TASK REQUIREMENTS
Repeat every line exactly, keeping the pictures out of the copy.

SUPPLIED DATA

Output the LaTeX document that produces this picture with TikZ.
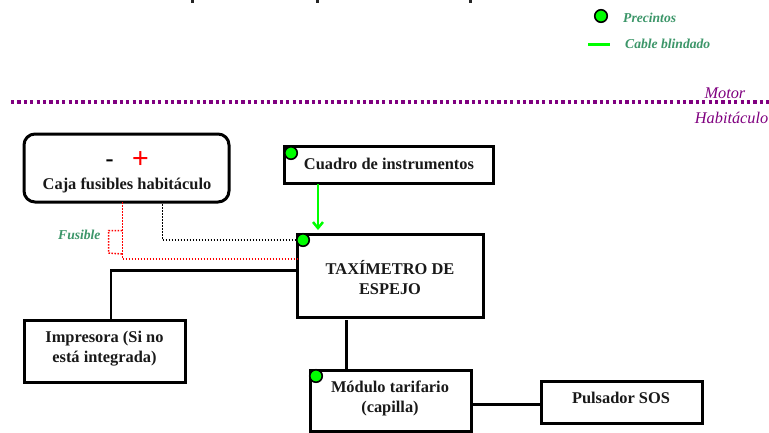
\documentclass[tikz,border=0pt]{standalone}
\usepackage{fontspec}
\setmainfont{Liberation Serif}
\usetikzlibrary{arrows.meta}
\definecolor{legendgreen}{RGB}{60,150,105}
\definecolor{zonepurple}{RGB}{128,0,128}
\definecolor{sealgreen}{RGB}{0,255,0}
\tikzset{
  x=1pt,y=-1pt,
  boxnode/.style={draw=black,line width=3pt,fill=white,align=center,inner sep=0pt,outer sep=0pt},
  boxtext/.style={font=\bfseries\fontsize{16.4}{20}\selectfont,align=center,text=black!90,inner sep=0pt},
  wire/.style={draw=black,line width=2.8pt},
  seal/.style={circle,draw=black,line width=1.6pt,fill=sealgreen,minimum size=12.5pt,inner sep=0pt},
  redfine/.style={draw=red,line width=1.5pt,dash pattern=on 1.5pt off 1.5pt},
  blackfine/.style={draw=black,line width=1.5pt,dash pattern=on 1.5pt off 1.5pt},
  legendtext/.style={text=legendgreen,font=\bfseries\itshape\fontsize{13.6}{15}\selectfont,inner sep=0pt,anchor=west},
  zonetext/.style={text=zonepurple,font=\itshape\fontsize{16.3}{18}\selectfont,inner sep=0pt,anchor=east},
}
\begin{document}
\begin{tikzpicture}
\useasboundingbox (0,0) rectangle (769,432);
\fill[white] (0,0) rectangle (769,432);
% cropped title descenders
\fill[black!85] (191,0) rectangle (193.5,3);
\fill[black!85] (316,0) rectangle (319,3);
\fill[black!85] (469,0) rectangle (471.5,3);
% zone divider
\coordinate (zl) at (11,102); \coordinate (zr) at (769,102);
\draw[zonepurple,line width=3.2pt,dash pattern=on 3.2pt off 3.2pt] (zl) -- (zr);
\node[zonetext] (motor) at (745.5,93) {Motor};
\node[zonetext] (hab) at (768.5,118) {Habitáculo};
% legend
\node[seal] (legseal) at (601,16) {};
\node[legendtext] (legp) at (623,17.5) {Precintos};
\coordinate (la) at (588,44.5); \coordinate (lb) at (610,44.5);
\draw[sealgreen,line width=2.5pt] (la) -- (lb);
\node[legendtext] (legc) at (625,43.5) {Cable blindado};
% boxes
\node[boxnode,rounded corners=11pt,minimum width=205pt,minimum height=68pt,anchor=north west] (caja) at (24,134) {};
\node[boxtext] (cajat) at (127,185) {Caja fusibles habitáculo};
\node[font=\bfseries\fontsize{24}{24}\selectfont,text=black,inner sep=0pt] (minus) at (109.5,163) {-};
\node[font=\bfseries\fontsize{30}{30}\selectfont,text=red,inner sep=0pt] (plus) at (140.5,160.5) {+};
\node[boxnode,minimum width=209pt,minimum height=37pt,anchor=north west] (cuadro) at (284,146) {};
\node[boxtext] (cuadrot) at (389,164) {Cuadro de instrumentos};
\node[boxnode,minimum width=186pt,minimum height=83pt,anchor=north west] (taxi) at (297,234) {};
\node[boxtext] (taxit) at (390,278) {TAXÍMETRO DE\\ESPEJO};
\node[boxnode,minimum width=161pt,minimum height=62pt,anchor=north west] (imp) at (24,320) {};
\node[boxtext] (impt) at (104.5,348.5) {Impresora (Si no\\está integrada)};
\node[boxnode,minimum width=161pt,minimum height=61pt,anchor=north west] (mod) at (310,370) {};
\node[boxtext] (modt) at (390,398) {Módulo tarifario\\(capilla)};
\node[boxnode,minimum width=161pt,minimum height=42pt,anchor=north west] (sos) at (541,381) {};
\node[boxtext] (sost) at (621,398) {Pulsador SOS};
% connectors
\coordinate (g0) at (318,184);\coordinate (g1) at (318,230);
\draw[sealgreen,line width=2.5pt,-{Straight Barb[length=6pt,width=10pt]}] (g0) -- (g1);
\coordinate (r0) at (122.5,202); \coordinate (r1) at (122.5,259);
\draw[redfine] (r0) -- (r1) -- (r1 -| taxi.west);
\coordinate (f0) at (122,230.5); \coordinate (f1) at (108.5,230.5);
\coordinate (f2) at (108.5,253); \coordinate (f3) at (122,254);
\draw[redfine] (f0) -- (f1) -- (f2) -- (f3);
\coordinate (b0) at (162.5,204); \coordinate (b1) at (162.5,240);
\draw[blackfine] (b0) -- (b1) -- (b1 -| taxi.west);
\coordinate (i0) at (111,270.5);
\draw[wire] (taxi.west |- i0) -- (i0) -- (i0 |- imp.north);
\coordinate (m0) at (346.5,320);
\draw[wire] (m0) -- (m0 |- mod.north);
\coordinate (w0) at (471,404.5);\coordinate (w1) at (541,404.5);
\draw[wire] (w0) -- (w1);
% seals
\node[seal] (s1) at (291,153) {};
\node[seal] (s2) at (303,240) {};
\node[seal] (s3) at (316,376) {};
\node[legendtext] (fus) at (58,234.5) {Fusible};
\end{tikzpicture}
\end{document}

FULL SOLUTION
Output the LaTeX document that produces this picture with TikZ.
\documentclass[tikz,border=0pt]{standalone}
\usepackage{fontspec}
\setmainfont{Liberation Serif}
\usetikzlibrary{arrows.meta}
\definecolor{legendgreen}{RGB}{60,150,105}
\definecolor{zonepurple}{RGB}{128,0,128}
\definecolor{sealgreen}{RGB}{0,255,0}
\tikzset{
  x=1pt,y=-1pt,
  boxnode/.style={draw=black,line width=3pt,fill=white,align=center,inner sep=0pt,outer sep=0pt},
  boxtext/.style={font=\bfseries\fontsize{16.4}{20}\selectfont,align=center,text=black!90,inner sep=0pt},
  wire/.style={draw=black,line width=2.8pt},
  seal/.style={circle,draw=black,line width=1.6pt,fill=sealgreen,minimum size=12.5pt,inner sep=0pt},
  redfine/.style={draw=red,line width=1.5pt,dash pattern=on 1.5pt off 1.5pt},
  blackfine/.style={draw=black,line width=1.5pt,dash pattern=on 1.5pt off 1.5pt},
  legendtext/.style={text=legendgreen,font=\bfseries\itshape\fontsize{13.6}{15}\selectfont,inner sep=0pt,anchor=west},
  zonetext/.style={text=zonepurple,font=\itshape\fontsize{16.3}{18}\selectfont,inner sep=0pt,anchor=east},
}
\begin{document}
\begin{tikzpicture}
\useasboundingbox (0,0) rectangle (769,432);
\fill[white] (0,0) rectangle (769,432);
% cropped title descenders
\fill[black!85] (191,0) rectangle (193.5,3);
\fill[black!85] (316,0) rectangle (319,3);
\fill[black!85] (469,0) rectangle (471.5,3);
% zone divider
\coordinate (zl) at (11,102); \coordinate (zr) at (769,102);
\draw[zonepurple,line width=3.2pt,dash pattern=on 3.2pt off 3.2pt] (zl) -- (zr);
\node[zonetext] (motor) at (745.5,93) {Motor};
\node[zonetext] (hab) at (768.5,118) {Habitáculo};
% legend
\node[seal] (legseal) at (601,16) {};
\node[legendtext] (legp) at (623,17.5) {Precintos};
\coordinate (la) at (588,44.5); \coordinate (lb) at (610,44.5);
\draw[sealgreen,line width=2.5pt] (la) -- (lb);
\node[legendtext] (legc) at (625,43.5) {Cable blindado};
% boxes
\node[boxnode,rounded corners=11pt,minimum width=205pt,minimum height=68pt,anchor=north west] (caja) at (24,134) {};
\node[boxtext] (cajat) at (127,185) {Caja fusibles habitáculo};
\node[font=\bfseries\fontsize{24}{24}\selectfont,text=black,inner sep=0pt] (minus) at (109.5,163) {-};
\node[font=\bfseries\fontsize{30}{30}\selectfont,text=red,inner sep=0pt] (plus) at (140.5,160.5) {+};
\node[boxnode,minimum width=209pt,minimum height=37pt,anchor=north west] (cuadro) at (284,146) {};
\node[boxtext] (cuadrot) at (389,164) {Cuadro de instrumentos};
\node[boxnode,minimum width=186pt,minimum height=83pt,anchor=north west] (taxi) at (297,234) {};
\node[boxtext] (taxit) at (390,278) {TAXÍMETRO DE\\ESPEJO};
\node[boxnode,minimum width=161pt,minimum height=62pt,anchor=north west] (imp) at (24,320) {};
\node[boxtext] (impt) at (104.5,348.5) {Impresora (Si no\\está integrada)};
\node[boxnode,minimum width=161pt,minimum height=61pt,anchor=north west] (mod) at (310,370) {};
\node[boxtext] (modt) at (390,398) {Módulo tarifario\\(capilla)};
\node[boxnode,minimum width=161pt,minimum height=42pt,anchor=north west] (sos) at (541,381) {};
\node[boxtext] (sost) at (621,398) {Pulsador SOS};
% connectors
\coordinate (g0) at (318,184);\coordinate (g1) at (318,230);
\draw[sealgreen,line width=2.5pt,-{Straight Barb[length=6pt,width=10pt]}] (g0) -- (g1);
\coordinate (r0) at (122.5,202); \coordinate (r1) at (122.5,259);
\draw[redfine] (r0) -- (r1) -- (r1 -| taxi.west);
\coordinate (f0) at (122,230.5); \coordinate (f1) at (108.5,230.5);
\coordinate (f2) at (108.5,253); \coordinate (f3) at (122,254);
\draw[redfine] (f0) -- (f1) -- (f2) -- (f3);
\coordinate (b0) at (162.5,204); \coordinate (b1) at (162.5,240);
\draw[blackfine] (b0) -- (b1) -- (b1 -| taxi.west);
\coordinate (i0) at (111,270.5);
\draw[wire] (taxi.west |- i0) -- (i0) -- (i0 |- imp.north);
\coordinate (m0) at (346.5,320);
\draw[wire] (m0) -- (m0 |- mod.north);
\coordinate (w0) at (471,404.5);\coordinate (w1) at (541,404.5);
\draw[wire] (w0) -- (w1);
% seals
\node[seal] (s1) at (291,153) {};
\node[seal] (s2) at (303,240) {};
\node[seal] (s3) at (316,376) {};
\node[legendtext] (fus) at (58,234.5) {Fusible};
\end{tikzpicture}
\end{document}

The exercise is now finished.